### Exercise brief
Copy all the data exactly, except the pictures.

### Given data
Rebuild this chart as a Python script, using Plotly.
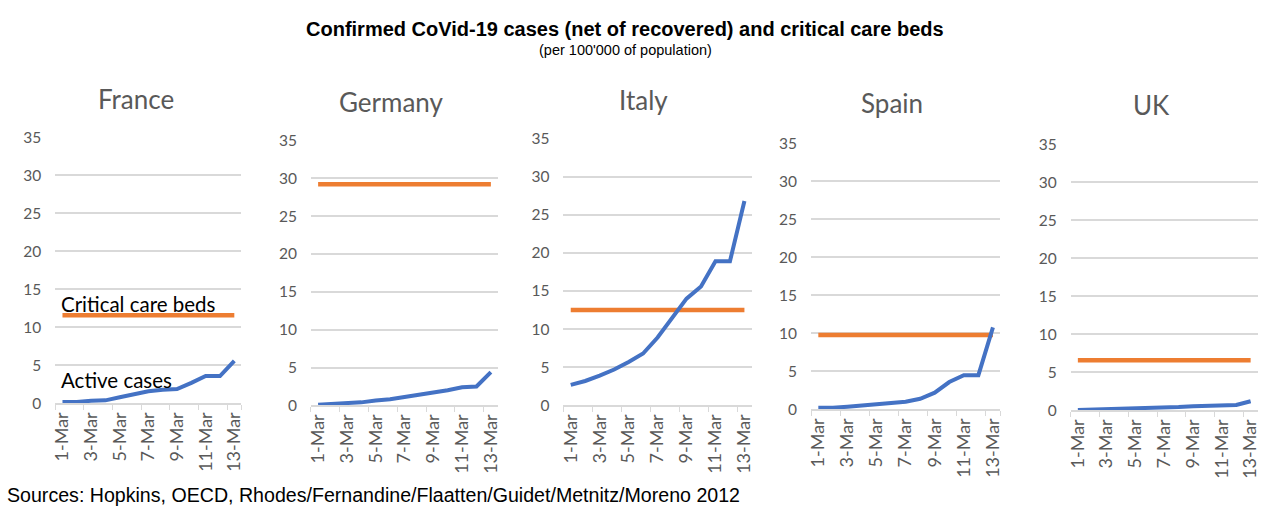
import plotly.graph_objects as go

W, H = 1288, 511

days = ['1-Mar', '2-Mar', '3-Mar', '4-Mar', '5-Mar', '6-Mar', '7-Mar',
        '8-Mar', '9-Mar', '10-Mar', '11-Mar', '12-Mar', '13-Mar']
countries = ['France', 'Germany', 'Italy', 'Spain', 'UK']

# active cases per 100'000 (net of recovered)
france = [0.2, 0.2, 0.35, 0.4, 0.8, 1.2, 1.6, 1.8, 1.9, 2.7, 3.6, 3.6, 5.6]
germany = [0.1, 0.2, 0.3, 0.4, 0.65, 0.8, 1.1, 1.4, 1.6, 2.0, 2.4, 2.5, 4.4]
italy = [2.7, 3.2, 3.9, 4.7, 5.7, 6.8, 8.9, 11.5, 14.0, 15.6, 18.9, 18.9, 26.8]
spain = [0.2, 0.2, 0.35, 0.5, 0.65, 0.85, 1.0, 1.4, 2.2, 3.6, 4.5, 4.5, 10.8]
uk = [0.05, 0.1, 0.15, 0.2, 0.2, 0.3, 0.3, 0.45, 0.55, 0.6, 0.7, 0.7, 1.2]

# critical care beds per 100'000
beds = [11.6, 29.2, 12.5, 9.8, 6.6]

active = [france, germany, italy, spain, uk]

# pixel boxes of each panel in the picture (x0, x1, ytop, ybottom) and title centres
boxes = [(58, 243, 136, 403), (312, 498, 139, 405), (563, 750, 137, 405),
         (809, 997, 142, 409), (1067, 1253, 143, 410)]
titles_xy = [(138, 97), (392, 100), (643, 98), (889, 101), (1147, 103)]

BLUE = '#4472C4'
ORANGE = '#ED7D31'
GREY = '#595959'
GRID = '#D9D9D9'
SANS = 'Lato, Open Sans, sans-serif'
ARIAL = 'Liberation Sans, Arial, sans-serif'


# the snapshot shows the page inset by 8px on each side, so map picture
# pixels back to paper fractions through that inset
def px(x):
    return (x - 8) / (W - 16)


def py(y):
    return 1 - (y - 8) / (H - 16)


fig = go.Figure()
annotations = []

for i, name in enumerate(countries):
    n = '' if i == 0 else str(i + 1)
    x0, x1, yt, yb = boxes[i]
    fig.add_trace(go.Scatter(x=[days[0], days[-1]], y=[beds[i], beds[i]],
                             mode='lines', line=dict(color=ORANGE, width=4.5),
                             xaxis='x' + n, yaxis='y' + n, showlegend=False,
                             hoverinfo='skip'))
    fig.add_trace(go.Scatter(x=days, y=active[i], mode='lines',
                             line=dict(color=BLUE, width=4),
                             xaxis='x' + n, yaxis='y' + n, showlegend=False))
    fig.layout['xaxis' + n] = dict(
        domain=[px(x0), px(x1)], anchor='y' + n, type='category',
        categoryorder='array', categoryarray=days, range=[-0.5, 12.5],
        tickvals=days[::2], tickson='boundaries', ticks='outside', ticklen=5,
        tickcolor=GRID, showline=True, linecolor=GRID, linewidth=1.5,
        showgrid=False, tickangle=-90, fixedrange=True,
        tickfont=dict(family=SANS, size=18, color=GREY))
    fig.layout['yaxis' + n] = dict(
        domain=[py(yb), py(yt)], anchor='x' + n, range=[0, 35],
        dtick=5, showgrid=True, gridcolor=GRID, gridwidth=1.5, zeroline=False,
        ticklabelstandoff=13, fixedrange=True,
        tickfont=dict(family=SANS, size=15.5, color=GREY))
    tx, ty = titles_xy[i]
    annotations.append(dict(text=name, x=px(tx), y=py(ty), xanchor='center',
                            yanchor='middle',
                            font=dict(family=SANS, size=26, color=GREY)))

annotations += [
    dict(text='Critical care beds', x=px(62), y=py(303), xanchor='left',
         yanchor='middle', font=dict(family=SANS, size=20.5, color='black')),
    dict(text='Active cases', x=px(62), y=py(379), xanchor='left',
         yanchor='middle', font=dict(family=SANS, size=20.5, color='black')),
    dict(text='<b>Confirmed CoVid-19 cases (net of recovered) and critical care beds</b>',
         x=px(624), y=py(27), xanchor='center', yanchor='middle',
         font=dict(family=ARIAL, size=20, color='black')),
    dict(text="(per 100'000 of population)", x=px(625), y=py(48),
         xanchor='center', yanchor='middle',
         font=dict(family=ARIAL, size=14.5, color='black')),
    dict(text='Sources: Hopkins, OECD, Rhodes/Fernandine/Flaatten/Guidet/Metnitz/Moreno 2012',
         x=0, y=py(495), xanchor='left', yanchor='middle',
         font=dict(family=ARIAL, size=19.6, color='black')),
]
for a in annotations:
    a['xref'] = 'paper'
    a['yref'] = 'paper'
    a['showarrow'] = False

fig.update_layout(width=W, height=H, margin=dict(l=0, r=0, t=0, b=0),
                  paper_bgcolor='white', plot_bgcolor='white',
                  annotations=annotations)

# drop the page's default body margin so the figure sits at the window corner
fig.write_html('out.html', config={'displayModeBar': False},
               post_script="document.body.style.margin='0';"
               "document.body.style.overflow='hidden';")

### Expected answer
Rebuild this chart as a Python script, using Plotly.
import plotly.graph_objects as go

W, H = 1288, 511

days = ['1-Mar', '2-Mar', '3-Mar', '4-Mar', '5-Mar', '6-Mar', '7-Mar',
        '8-Mar', '9-Mar', '10-Mar', '11-Mar', '12-Mar', '13-Mar']
countries = ['France', 'Germany', 'Italy', 'Spain', 'UK']

# active cases per 100'000 (net of recovered)
france = [0.2, 0.2, 0.35, 0.4, 0.8, 1.2, 1.6, 1.8, 1.9, 2.7, 3.6, 3.6, 5.6]
germany = [0.1, 0.2, 0.3, 0.4, 0.65, 0.8, 1.1, 1.4, 1.6, 2.0, 2.4, 2.5, 4.4]
italy = [2.7, 3.2, 3.9, 4.7, 5.7, 6.8, 8.9, 11.5, 14.0, 15.6, 18.9, 18.9, 26.8]
spain = [0.2, 0.2, 0.35, 0.5, 0.65, 0.85, 1.0, 1.4, 2.2, 3.6, 4.5, 4.5, 10.8]
uk = [0.05, 0.1, 0.15, 0.2, 0.2, 0.3, 0.3, 0.45, 0.55, 0.6, 0.7, 0.7, 1.2]

# critical care beds per 100'000
beds = [11.6, 29.2, 12.5, 9.8, 6.6]

active = [france, germany, italy, spain, uk]

# pixel boxes of each panel in the picture (x0, x1, ytop, ybottom) and title centres
boxes = [(58, 243, 136, 403), (312, 498, 139, 405), (563, 750, 137, 405),
         (809, 997, 142, 409), (1067, 1253, 143, 410)]
titles_xy = [(138, 97), (392, 100), (643, 98), (889, 101), (1147, 103)]

BLUE = '#4472C4'
ORANGE = '#ED7D31'
GREY = '#595959'
GRID = '#D9D9D9'
SANS = 'Lato, Open Sans, sans-serif'
ARIAL = 'Liberation Sans, Arial, sans-serif'


# the snapshot shows the page inset by 8px on each side, so map picture
# pixels back to paper fractions through that inset
def px(x):
    return (x - 8) / (W - 16)


def py(y):
    return 1 - (y - 8) / (H - 16)


fig = go.Figure()
annotations = []

for i, name in enumerate(countries):
    n = '' if i == 0 else str(i + 1)
    x0, x1, yt, yb = boxes[i]
    fig.add_trace(go.Scatter(x=[days[0], days[-1]], y=[beds[i], beds[i]],
                             mode='lines', line=dict(color=ORANGE, width=4.5),
                             xaxis='x' + n, yaxis='y' + n, showlegend=False,
                             hoverinfo='skip'))
    fig.add_trace(go.Scatter(x=days, y=active[i], mode='lines',
                             line=dict(color=BLUE, width=4),
                             xaxis='x' + n, yaxis='y' + n, showlegend=False))
    fig.layout['xaxis' + n] = dict(
        domain=[px(x0), px(x1)], anchor='y' + n, type='category',
        categoryorder='array', categoryarray=days, range=[-0.5, 12.5],
        tickvals=days[::2], tickson='boundaries', ticks='outside', ticklen=5,
        tickcolor=GRID, showline=True, linecolor=GRID, linewidth=1.5,
        showgrid=False, tickangle=-90, fixedrange=True,
        tickfont=dict(family=SANS, size=18, color=GREY))
    fig.layout['yaxis' + n] = dict(
        domain=[py(yb), py(yt)], anchor='x' + n, range=[0, 35],
        dtick=5, showgrid=True, gridcolor=GRID, gridwidth=1.5, zeroline=False,
        ticklabelstandoff=13, fixedrange=True,
        tickfont=dict(family=SANS, size=15.5, color=GREY))
    tx, ty = titles_xy[i]
    annotations.append(dict(text=name, x=px(tx), y=py(ty), xanchor='center',
                            yanchor='middle',
                            font=dict(family=SANS, size=26, color=GREY)))

annotations += [
    dict(text='Critical care beds', x=px(62), y=py(303), xanchor='left',
         yanchor='middle', font=dict(family=SANS, size=20.5, color='black')),
    dict(text='Active cases', x=px(62), y=py(379), xanchor='left',
         yanchor='middle', font=dict(family=SANS, size=20.5, color='black')),
    dict(text='<b>Confirmed CoVid-19 cases (net of recovered) and critical care beds</b>',
         x=px(624), y=py(27), xanchor='center', yanchor='middle',
         font=dict(family=ARIAL, size=20, color='black')),
    dict(text="(per 100'000 of population)", x=px(625), y=py(48),
         xanchor='center', yanchor='middle',
         font=dict(family=ARIAL, size=14.5, color='black')),
    dict(text='Sources: Hopkins, OECD, Rhodes/Fernandine/Flaatten/Guidet/Metnitz/Moreno 2012',
         x=0, y=py(495), xanchor='left', yanchor='middle',
         font=dict(family=ARIAL, size=19.6, color='black')),
]
for a in annotations:
    a['xref'] = 'paper'
    a['yref'] = 'paper'
    a['showarrow'] = False

fig.update_layout(width=W, height=H, margin=dict(l=0, r=0, t=0, b=0),
                  paper_bgcolor='white', plot_bgcolor='white',
                  annotations=annotations)

# drop the page's default body margin so the figure sits at the window corner
fig.write_html('out.html', config={'displayModeBar': False},
               post_script="document.body.style.margin='0';"
               "document.body.style.overflow='hidden';")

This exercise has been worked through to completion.